### To be done
Produce an exact copy of all the data below, dropping every image.

### Supplied information
■ ■ ■

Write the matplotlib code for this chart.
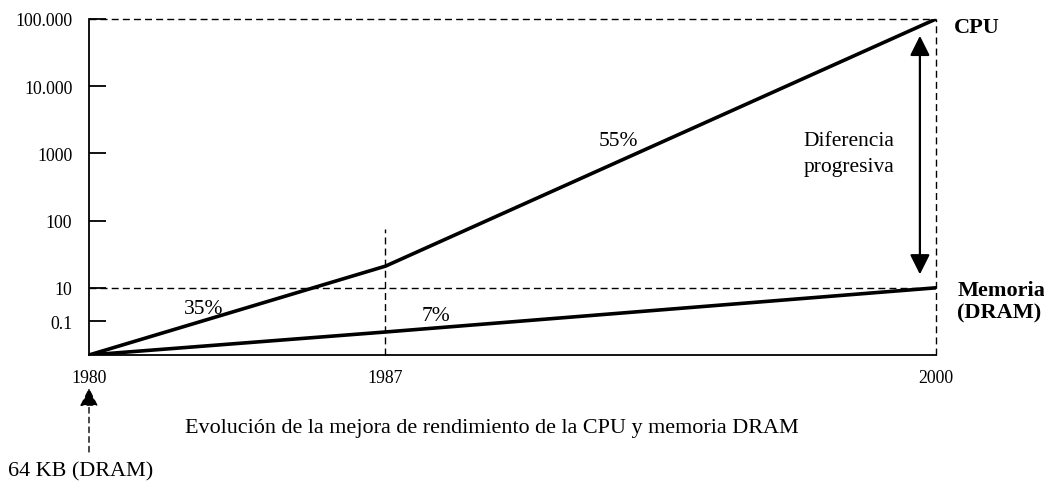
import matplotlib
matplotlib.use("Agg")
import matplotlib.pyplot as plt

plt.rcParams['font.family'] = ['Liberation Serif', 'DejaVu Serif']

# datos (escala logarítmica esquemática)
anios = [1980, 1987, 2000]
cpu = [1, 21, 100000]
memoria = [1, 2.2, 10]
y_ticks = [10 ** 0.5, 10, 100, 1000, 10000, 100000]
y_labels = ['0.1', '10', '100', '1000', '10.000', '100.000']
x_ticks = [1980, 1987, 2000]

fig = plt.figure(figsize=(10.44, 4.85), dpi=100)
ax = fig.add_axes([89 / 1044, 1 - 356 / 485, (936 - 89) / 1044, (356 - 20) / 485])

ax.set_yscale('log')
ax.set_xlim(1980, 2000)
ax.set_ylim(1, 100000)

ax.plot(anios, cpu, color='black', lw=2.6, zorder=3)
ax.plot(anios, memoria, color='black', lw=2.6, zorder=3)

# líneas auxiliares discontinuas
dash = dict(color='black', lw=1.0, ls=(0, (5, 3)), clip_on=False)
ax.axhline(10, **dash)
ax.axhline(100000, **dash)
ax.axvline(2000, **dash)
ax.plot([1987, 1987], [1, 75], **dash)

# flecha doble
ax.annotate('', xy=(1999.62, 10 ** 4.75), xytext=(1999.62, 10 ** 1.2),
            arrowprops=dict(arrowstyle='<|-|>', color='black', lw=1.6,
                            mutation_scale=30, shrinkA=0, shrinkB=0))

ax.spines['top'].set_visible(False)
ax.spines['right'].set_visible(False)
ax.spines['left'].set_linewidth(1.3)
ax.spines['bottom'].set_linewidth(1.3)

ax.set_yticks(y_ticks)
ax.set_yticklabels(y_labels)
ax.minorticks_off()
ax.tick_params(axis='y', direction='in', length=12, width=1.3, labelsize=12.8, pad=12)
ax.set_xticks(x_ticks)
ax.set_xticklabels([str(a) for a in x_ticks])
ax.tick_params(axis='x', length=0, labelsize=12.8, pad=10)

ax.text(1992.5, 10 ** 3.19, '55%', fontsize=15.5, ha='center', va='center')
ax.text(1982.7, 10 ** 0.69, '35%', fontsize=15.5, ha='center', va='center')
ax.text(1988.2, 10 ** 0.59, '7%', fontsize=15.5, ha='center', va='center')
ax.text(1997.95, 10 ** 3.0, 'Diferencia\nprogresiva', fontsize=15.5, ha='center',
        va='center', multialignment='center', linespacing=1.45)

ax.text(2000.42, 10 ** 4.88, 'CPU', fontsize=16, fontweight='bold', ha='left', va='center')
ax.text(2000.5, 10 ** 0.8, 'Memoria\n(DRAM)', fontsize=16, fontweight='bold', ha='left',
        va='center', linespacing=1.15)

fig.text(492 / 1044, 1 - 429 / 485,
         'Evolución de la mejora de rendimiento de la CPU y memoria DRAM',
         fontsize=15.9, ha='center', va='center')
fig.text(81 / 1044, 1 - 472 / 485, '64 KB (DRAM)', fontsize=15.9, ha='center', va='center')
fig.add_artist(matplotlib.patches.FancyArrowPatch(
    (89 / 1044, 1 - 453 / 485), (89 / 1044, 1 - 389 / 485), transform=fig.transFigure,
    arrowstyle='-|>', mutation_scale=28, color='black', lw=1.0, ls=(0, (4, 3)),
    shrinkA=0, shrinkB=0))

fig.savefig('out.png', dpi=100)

■ ■ ■

### Full solution
Write the matplotlib code for this chart.
import matplotlib
matplotlib.use("Agg")
import matplotlib.pyplot as plt

plt.rcParams['font.family'] = ['Liberation Serif', 'DejaVu Serif']

# datos (escala logarítmica esquemática)
anios = [1980, 1987, 2000]
cpu = [1, 21, 100000]
memoria = [1, 2.2, 10]
y_ticks = [10 ** 0.5, 10, 100, 1000, 10000, 100000]
y_labels = ['0.1', '10', '100', '1000', '10.000', '100.000']
x_ticks = [1980, 1987, 2000]

fig = plt.figure(figsize=(10.44, 4.85), dpi=100)
ax = fig.add_axes([89 / 1044, 1 - 356 / 485, (936 - 89) / 1044, (356 - 20) / 485])

ax.set_yscale('log')
ax.set_xlim(1980, 2000)
ax.set_ylim(1, 100000)

ax.plot(anios, cpu, color='black', lw=2.6, zorder=3)
ax.plot(anios, memoria, color='black', lw=2.6, zorder=3)

# líneas auxiliares discontinuas
dash = dict(color='black', lw=1.0, ls=(0, (5, 3)), clip_on=False)
ax.axhline(10, **dash)
ax.axhline(100000, **dash)
ax.axvline(2000, **dash)
ax.plot([1987, 1987], [1, 75], **dash)

# flecha doble
ax.annotate('', xy=(1999.62, 10 ** 4.75), xytext=(1999.62, 10 ** 1.2),
            arrowprops=dict(arrowstyle='<|-|>', color='black', lw=1.6,
                            mutation_scale=30, shrinkA=0, shrinkB=0))

ax.spines['top'].set_visible(False)
ax.spines['right'].set_visible(False)
ax.spines['left'].set_linewidth(1.3)
ax.spines['bottom'].set_linewidth(1.3)

ax.set_yticks(y_ticks)
ax.set_yticklabels(y_labels)
ax.minorticks_off()
ax.tick_params(axis='y', direction='in', length=12, width=1.3, labelsize=12.8, pad=12)
ax.set_xticks(x_ticks)
ax.set_xticklabels([str(a) for a in x_ticks])
ax.tick_params(axis='x', length=0, labelsize=12.8, pad=10)

ax.text(1992.5, 10 ** 3.19, '55%', fontsize=15.5, ha='center', va='center')
ax.text(1982.7, 10 ** 0.69, '35%', fontsize=15.5, ha='center', va='center')
ax.text(1988.2, 10 ** 0.59, '7%', fontsize=15.5, ha='center', va='center')
ax.text(1997.95, 10 ** 3.0, 'Diferencia\nprogresiva', fontsize=15.5, ha='center',
        va='center', multialignment='center', linespacing=1.45)

ax.text(2000.42, 10 ** 4.88, 'CPU', fontsize=16, fontweight='bold', ha='left', va='center')
ax.text(2000.5, 10 ** 0.8, 'Memoria\n(DRAM)', fontsize=16, fontweight='bold', ha='left',
        va='center', linespacing=1.15)

fig.text(492 / 1044, 1 - 429 / 485,
         'Evolución de la mejora de rendimiento de la CPU y memoria DRAM',
         fontsize=15.9, ha='center', va='center')
fig.text(81 / 1044, 1 - 472 / 485, '64 KB (DRAM)', fontsize=15.9, ha='center', va='center')
fig.add_artist(matplotlib.patches.FancyArrowPatch(
    (89 / 1044, 1 - 453 / 485), (89 / 1044, 1 - 389 / 485), transform=fig.transFigure,
    arrowstyle='-|>', mutation_scale=28, color='black', lw=1.0, ls=(0, (4, 3)),
    shrinkA=0, shrinkB=0))

fig.savefig('out.png', dpi=100)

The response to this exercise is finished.